GIVEN REQUEST: Of the lines in the records that follow, how many include the word "Convert"? Answer with a bare number.

RECORD LIST:
++++++++

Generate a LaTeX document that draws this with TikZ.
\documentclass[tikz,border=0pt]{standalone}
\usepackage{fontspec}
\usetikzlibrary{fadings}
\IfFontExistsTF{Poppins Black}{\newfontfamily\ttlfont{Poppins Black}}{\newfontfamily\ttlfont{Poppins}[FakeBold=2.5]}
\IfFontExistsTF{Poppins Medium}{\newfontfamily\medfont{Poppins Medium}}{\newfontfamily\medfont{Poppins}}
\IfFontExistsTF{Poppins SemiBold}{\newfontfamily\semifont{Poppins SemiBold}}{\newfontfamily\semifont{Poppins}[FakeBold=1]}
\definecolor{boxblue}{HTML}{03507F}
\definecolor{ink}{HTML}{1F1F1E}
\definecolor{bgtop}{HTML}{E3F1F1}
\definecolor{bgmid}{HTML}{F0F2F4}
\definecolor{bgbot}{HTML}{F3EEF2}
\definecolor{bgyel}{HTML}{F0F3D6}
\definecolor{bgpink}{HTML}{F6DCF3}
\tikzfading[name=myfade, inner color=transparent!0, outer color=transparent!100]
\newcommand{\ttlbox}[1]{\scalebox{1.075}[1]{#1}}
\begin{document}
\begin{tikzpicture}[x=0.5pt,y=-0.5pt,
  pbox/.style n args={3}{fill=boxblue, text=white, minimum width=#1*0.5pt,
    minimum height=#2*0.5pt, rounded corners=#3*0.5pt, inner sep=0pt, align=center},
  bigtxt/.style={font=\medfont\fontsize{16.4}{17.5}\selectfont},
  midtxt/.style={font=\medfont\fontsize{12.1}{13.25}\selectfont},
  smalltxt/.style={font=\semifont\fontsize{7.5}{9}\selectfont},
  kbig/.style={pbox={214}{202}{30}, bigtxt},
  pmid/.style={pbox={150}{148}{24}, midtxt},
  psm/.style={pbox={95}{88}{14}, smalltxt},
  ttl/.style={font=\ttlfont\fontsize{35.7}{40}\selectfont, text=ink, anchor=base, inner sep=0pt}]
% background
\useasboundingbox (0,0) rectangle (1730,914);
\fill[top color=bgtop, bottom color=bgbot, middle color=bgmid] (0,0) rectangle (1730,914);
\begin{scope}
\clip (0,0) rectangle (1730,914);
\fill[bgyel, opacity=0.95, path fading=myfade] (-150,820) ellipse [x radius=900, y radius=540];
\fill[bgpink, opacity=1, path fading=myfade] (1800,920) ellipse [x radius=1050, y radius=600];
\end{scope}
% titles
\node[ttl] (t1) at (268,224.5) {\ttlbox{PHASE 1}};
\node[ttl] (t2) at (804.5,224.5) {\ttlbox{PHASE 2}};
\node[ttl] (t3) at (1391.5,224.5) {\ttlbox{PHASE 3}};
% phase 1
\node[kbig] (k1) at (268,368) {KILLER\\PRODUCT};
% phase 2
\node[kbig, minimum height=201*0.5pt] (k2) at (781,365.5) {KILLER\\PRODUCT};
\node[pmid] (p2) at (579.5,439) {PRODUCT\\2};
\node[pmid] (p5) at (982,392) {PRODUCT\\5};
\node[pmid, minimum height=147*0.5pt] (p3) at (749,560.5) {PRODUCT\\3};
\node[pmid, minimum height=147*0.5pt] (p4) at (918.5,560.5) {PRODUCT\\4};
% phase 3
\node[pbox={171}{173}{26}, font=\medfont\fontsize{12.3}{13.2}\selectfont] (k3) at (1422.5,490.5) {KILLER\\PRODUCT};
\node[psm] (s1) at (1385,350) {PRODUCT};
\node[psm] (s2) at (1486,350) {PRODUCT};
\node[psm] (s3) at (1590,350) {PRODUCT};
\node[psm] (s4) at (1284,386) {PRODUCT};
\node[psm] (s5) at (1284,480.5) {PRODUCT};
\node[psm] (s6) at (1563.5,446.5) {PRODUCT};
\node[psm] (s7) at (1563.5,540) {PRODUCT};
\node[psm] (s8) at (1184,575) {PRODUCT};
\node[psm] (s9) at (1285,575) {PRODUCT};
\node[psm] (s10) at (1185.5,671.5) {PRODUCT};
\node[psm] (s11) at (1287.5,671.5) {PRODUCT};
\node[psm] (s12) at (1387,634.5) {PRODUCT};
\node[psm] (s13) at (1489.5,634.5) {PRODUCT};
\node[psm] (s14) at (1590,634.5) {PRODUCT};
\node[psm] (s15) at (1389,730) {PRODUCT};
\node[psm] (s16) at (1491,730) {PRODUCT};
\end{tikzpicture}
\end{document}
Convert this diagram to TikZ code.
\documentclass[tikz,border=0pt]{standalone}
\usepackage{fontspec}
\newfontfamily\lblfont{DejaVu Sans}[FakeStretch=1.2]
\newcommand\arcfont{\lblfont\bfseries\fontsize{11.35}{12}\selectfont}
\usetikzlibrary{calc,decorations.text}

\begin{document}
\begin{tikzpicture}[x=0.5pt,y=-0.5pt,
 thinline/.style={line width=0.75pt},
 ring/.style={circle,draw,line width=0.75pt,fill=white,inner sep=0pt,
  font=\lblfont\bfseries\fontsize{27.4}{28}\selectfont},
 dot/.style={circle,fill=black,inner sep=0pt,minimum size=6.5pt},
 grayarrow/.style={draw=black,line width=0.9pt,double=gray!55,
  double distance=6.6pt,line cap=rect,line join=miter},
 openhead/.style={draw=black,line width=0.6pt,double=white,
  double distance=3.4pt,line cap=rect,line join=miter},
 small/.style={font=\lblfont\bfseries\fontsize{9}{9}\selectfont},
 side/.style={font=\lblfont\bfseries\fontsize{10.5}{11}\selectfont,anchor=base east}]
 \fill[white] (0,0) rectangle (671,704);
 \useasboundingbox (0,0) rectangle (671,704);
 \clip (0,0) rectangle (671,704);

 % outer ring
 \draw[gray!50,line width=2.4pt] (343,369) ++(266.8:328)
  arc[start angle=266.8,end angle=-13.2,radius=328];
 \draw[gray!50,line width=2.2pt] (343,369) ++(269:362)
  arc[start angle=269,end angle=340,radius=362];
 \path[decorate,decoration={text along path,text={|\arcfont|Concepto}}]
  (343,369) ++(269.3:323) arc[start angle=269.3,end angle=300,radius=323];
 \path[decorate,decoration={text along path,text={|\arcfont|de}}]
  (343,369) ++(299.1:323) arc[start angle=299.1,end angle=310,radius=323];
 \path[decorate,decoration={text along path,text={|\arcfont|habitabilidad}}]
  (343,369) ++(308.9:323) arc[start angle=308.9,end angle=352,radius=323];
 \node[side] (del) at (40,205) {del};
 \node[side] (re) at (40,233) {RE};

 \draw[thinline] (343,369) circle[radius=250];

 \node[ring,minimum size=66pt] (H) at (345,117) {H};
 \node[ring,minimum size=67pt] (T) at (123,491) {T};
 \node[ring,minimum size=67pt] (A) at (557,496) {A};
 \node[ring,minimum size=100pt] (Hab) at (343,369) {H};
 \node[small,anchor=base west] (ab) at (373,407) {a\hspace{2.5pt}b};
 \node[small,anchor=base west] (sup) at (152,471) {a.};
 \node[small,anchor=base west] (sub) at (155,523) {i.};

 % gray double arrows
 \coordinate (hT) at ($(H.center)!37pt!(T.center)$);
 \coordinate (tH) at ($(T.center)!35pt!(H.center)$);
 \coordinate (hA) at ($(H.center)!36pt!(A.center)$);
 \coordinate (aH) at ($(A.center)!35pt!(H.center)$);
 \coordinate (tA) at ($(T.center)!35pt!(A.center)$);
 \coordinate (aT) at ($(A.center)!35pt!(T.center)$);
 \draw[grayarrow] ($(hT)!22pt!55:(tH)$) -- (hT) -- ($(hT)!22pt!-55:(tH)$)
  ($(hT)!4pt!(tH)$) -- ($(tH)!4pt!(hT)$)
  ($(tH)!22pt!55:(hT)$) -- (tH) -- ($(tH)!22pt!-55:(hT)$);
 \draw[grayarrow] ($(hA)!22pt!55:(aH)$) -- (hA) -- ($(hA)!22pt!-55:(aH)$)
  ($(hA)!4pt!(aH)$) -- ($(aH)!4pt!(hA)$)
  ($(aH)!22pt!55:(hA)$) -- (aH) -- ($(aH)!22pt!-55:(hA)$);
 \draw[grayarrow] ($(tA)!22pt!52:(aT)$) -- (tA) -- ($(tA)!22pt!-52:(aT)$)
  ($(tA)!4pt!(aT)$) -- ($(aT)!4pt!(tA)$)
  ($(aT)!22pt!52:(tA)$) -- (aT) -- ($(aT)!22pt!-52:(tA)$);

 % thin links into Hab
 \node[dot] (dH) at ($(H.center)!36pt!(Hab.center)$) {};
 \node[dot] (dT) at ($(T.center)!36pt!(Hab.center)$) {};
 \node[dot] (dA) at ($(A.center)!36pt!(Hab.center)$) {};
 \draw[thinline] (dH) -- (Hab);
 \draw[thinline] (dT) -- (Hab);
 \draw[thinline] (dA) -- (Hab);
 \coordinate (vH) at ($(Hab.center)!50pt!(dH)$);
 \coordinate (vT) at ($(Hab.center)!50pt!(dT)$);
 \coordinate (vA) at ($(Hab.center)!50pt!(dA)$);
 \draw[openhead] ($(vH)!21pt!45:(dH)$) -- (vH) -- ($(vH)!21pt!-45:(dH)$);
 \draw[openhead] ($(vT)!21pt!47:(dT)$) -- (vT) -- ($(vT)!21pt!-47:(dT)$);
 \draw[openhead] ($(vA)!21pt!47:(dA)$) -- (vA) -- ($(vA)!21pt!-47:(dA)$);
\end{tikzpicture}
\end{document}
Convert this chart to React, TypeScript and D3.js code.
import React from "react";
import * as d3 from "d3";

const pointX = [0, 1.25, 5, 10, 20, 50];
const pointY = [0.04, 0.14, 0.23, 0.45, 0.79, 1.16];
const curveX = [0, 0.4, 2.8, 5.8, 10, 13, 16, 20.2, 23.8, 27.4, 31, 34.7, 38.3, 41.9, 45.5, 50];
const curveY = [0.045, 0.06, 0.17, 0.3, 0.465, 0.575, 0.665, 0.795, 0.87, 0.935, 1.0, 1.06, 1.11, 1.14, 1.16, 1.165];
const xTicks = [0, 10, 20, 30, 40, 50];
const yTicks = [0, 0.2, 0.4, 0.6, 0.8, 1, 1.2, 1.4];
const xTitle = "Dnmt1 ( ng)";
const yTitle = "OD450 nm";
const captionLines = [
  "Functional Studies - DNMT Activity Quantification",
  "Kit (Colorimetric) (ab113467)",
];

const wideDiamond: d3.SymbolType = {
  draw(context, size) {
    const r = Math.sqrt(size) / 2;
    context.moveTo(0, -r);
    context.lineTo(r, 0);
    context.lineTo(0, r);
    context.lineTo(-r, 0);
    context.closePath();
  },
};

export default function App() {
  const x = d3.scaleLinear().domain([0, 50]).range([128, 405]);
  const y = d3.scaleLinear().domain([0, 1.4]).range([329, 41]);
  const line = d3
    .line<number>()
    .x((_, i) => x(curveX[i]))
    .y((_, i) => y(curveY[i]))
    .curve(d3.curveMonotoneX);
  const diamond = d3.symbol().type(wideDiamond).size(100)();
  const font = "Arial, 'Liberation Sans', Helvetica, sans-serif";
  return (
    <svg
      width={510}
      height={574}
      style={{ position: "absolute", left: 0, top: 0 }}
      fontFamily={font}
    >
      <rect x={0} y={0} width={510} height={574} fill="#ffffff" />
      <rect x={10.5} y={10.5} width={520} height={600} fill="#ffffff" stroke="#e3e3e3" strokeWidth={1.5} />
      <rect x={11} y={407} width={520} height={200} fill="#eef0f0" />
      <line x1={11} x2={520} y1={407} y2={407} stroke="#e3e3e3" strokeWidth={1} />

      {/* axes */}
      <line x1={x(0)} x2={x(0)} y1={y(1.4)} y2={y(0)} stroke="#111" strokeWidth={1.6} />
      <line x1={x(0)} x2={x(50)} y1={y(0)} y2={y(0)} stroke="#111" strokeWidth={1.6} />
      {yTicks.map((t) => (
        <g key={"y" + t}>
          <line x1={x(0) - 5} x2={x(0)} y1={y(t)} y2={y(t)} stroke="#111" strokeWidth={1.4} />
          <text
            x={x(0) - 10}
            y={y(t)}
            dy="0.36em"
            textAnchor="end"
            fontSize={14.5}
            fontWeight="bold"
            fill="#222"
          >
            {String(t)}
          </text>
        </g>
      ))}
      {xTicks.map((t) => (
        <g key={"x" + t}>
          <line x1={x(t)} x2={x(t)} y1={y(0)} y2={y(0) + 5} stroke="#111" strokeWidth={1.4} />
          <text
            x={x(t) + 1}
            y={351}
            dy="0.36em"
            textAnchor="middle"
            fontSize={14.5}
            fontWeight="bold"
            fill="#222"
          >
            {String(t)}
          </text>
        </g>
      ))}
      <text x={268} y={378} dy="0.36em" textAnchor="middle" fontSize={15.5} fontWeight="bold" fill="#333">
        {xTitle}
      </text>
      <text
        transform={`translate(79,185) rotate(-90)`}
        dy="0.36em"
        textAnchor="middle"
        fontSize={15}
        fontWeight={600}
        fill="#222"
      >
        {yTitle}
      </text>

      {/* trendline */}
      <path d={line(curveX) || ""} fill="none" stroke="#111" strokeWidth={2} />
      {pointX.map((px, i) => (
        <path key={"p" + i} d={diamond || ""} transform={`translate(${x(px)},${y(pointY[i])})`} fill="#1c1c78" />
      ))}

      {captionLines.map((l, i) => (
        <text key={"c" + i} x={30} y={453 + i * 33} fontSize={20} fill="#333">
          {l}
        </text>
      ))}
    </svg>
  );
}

++++++++

RESPONSE TO THIS EXERCISE: 2